#### COLLECTED DATA ####
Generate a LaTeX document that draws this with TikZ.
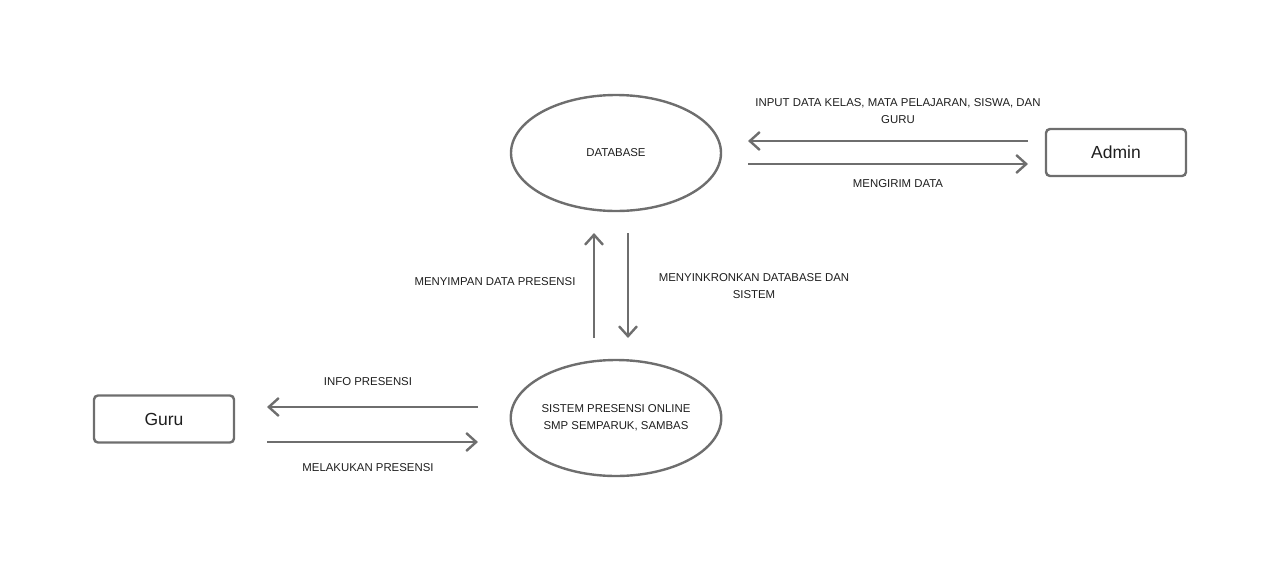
\documentclass[tikz,border=0pt]{standalone}
\usepackage{fontspec}
\setmainfont{Liberation Sans}
\usetikzlibrary{arrows.meta,shapes.geometric}
\definecolor{ln}{HTML}{6E6E6E}
\definecolor{tx}{HTML}{1E1E1E}
\tikzset{
  proc/.style={ellipse,draw=ln,line width=2.4pt,minimum width=210pt,minimum height=116pt,inner sep=0pt,align=center,text=tx,font=\fontsize{11.4}{17}\selectfont},
  ent/.style={rectangle,rounded corners=4pt,draw=ln,line width=2.4pt,minimum width=140pt,minimum height=47pt,inner sep=0pt,text=tx,font=\fontsize{17.5}{19}\selectfont},
  flow/.style={draw=ln,line width=2.4pt,-{Straight Barb[length=10pt,width=18pt,line width=2.4pt]}},
  lbl/.style={text=tx,font=\fontsize{11.4}{17}\selectfont,align=center,inner sep=0pt},
}
\begin{document}
\begin{tikzpicture}[x=1pt,y=-1pt]
\useasboundingbox (0,0) rectangle (1280,571);
\node[proc] (db) at (616,153) {DATABASE};
\node[proc] (sys) at (616,418) {SISTEM PRESENSI ONLINE\\SMP SEMPARUK, SAMBAS};
\node[ent] (admin) at (1116,152.5) {Admin};
\node[ent] (guru) at (164,419) {Guru};
\coordinate (a1) at (1028,141);
\coordinate (a2) at (748,141);
\coordinate (a3) at (748,164);
\coordinate (a4) at (1028,164);
\draw[flow] (a1) -- (a2);
\draw[flow] (a3) -- (a4);
\coordinate (v1) at (594,338);
\coordinate (v2) at (594,233);
\coordinate (v3) at (628,233);
\coordinate (v4) at (628,338);
\draw[flow] (v1) -- (v2);
\draw[flow] (v3) -- (v4);
\coordinate (g1) at (478,407);
\coordinate (g2) at (267,407);
\coordinate (g3) at (267,442);
\coordinate (g4) at (478,442);
\draw[flow] (g1) -- (g2);
\draw[flow] (g3) -- (g4);
\node[lbl] (l1) at (898,111.5) {INPUT DATA KELAS, MATA PELAJARAN, SISWA, DAN\\GURU};
\node[lbl] (l2) at (898,184) {MENGIRIM DATA};
\node[lbl] (l3) at (495,282) {MENYIMPAN DATA PRESENSI};
\node[lbl] (l4) at (754,286) {MENYINKRONKAN DATABASE DAN\\SISTEM};
\node[lbl] (l5) at (368,382) {INFO PRESENSI};
\node[lbl] (l6) at (368,468) {MELAKUKAN PRESENSI};
\end{tikzpicture}
\end{document}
####
TASK DESCRIPTION ->
Exclude the pictures. Write out the remaining data exactly.

RESPONSE TO THIS EXERCISE ->
Generate a LaTeX document that draws this with TikZ.
\documentclass[tikz,border=0pt]{standalone}
\usepackage{fontspec}
\setmainfont{Liberation Sans}
\usetikzlibrary{arrows.meta,shapes.geometric}
\definecolor{ln}{HTML}{6E6E6E}
\definecolor{tx}{HTML}{1E1E1E}
\tikzset{
  proc/.style={ellipse,draw=ln,line width=2.4pt,minimum width=210pt,minimum height=116pt,inner sep=0pt,align=center,text=tx,font=\fontsize{11.4}{17}\selectfont},
  ent/.style={rectangle,rounded corners=4pt,draw=ln,line width=2.4pt,minimum width=140pt,minimum height=47pt,inner sep=0pt,text=tx,font=\fontsize{17.5}{19}\selectfont},
  flow/.style={draw=ln,line width=2.4pt,-{Straight Barb[length=10pt,width=18pt,line width=2.4pt]}},
  lbl/.style={text=tx,font=\fontsize{11.4}{17}\selectfont,align=center,inner sep=0pt},
}
\begin{document}
\begin{tikzpicture}[x=1pt,y=-1pt]
\useasboundingbox (0,0) rectangle (1280,571);
\node[proc] (db) at (616,153) {DATABASE};
\node[proc] (sys) at (616,418) {SISTEM PRESENSI ONLINE\\SMP SEMPARUK, SAMBAS};
\node[ent] (admin) at (1116,152.5) {Admin};
\node[ent] (guru) at (164,419) {Guru};
\coordinate (a1) at (1028,141);
\coordinate (a2) at (748,141);
\coordinate (a3) at (748,164);
\coordinate (a4) at (1028,164);
\draw[flow] (a1) -- (a2);
\draw[flow] (a3) -- (a4);
\coordinate (v1) at (594,338);
\coordinate (v2) at (594,233);
\coordinate (v3) at (628,233);
\coordinate (v4) at (628,338);
\draw[flow] (v1) -- (v2);
\draw[flow] (v3) -- (v4);
\coordinate (g1) at (478,407);
\coordinate (g2) at (267,407);
\coordinate (g3) at (267,442);
\coordinate (g4) at (478,442);
\draw[flow] (g1) -- (g2);
\draw[flow] (g3) -- (g4);
\node[lbl] (l1) at (898,111.5) {INPUT DATA KELAS, MATA PELAJARAN, SISWA, DAN\\GURU};
\node[lbl] (l2) at (898,184) {MENGIRIM DATA};
\node[lbl] (l3) at (495,282) {MENYIMPAN DATA PRESENSI};
\node[lbl] (l4) at (754,286) {MENYINKRONKAN DATABASE DAN\\SISTEM};
\node[lbl] (l5) at (368,382) {INFO PRESENSI};
\node[lbl] (l6) at (368,468) {MELAKUKAN PRESENSI};
\end{tikzpicture}
\end{document}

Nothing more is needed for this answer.